The following slide shows the company’s achievements and targets for this initiative:
Since launching the program in 2024, Mattel has achieved $103 million in savings. The company has increased its 2025 cost savings target to $80 million, up from the previously announced $60 million, and maintains its overall program target of $200 million in savings by 2026.
These cost savings are allocated 40% to selling and administrative expenses and 60% to cost of goods sold, providing a balanced approach to margin improvement.
Forward-Looking Statements
Given the volatile macroeconomic environment and evolving U.S. tariff situation, Mattel has paused its full-year 2025 guidance until it has sufficient visibility into consumer spending and U.S. sales for the remainder of the year.
Despite this pause in guidance, the company maintained its $600 million share repurchase target for 2025, signaling confidence in its long-term strategy and financial position. Mattel also noted that its international business is not expected to be materially impacted by tariffs.
Point of sale (POS) data is off to a strong start in Q2, up double digits quarter-to-date both in the U.S. and internationally. The company expects Q2 to benefit from Jurassic World and Minecraft innovative products, as well as continued Hot Wheels momentum.

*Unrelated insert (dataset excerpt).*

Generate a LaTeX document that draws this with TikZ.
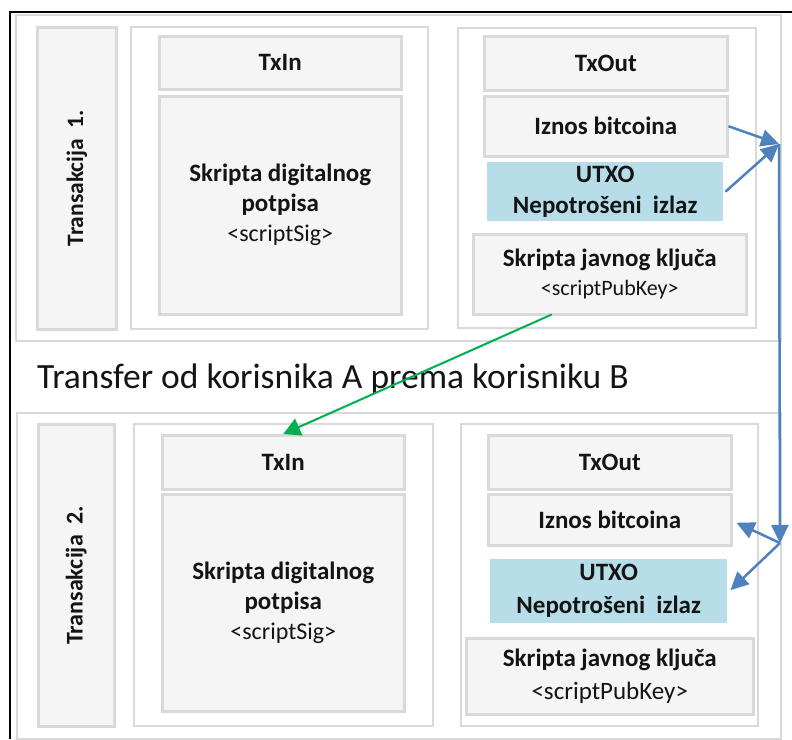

Ynon Kreiz, Chairman and CEO of Mattel, expressed confidence in the company’s strategy: "This was a strong quarter for Mattel, with positive performance and continued operational excellence. Our brands are thriving, our products and experiences stand out in the marketplace, and our balance sheet gives us resilience and flexibility to execute our strategy. As we navigate the current period of macro-economic volatility, we are adapting with speed, agility, and discipline. We expect not only to manage through this period but strengthen our competitive position."
While challenges remain, particularly related to tariffs and uncertain consumer spending, Mattel’s diversified manufacturing footprint and flexible business model position the company to navigate the current environment while continuing to execute its long-term growth strategy.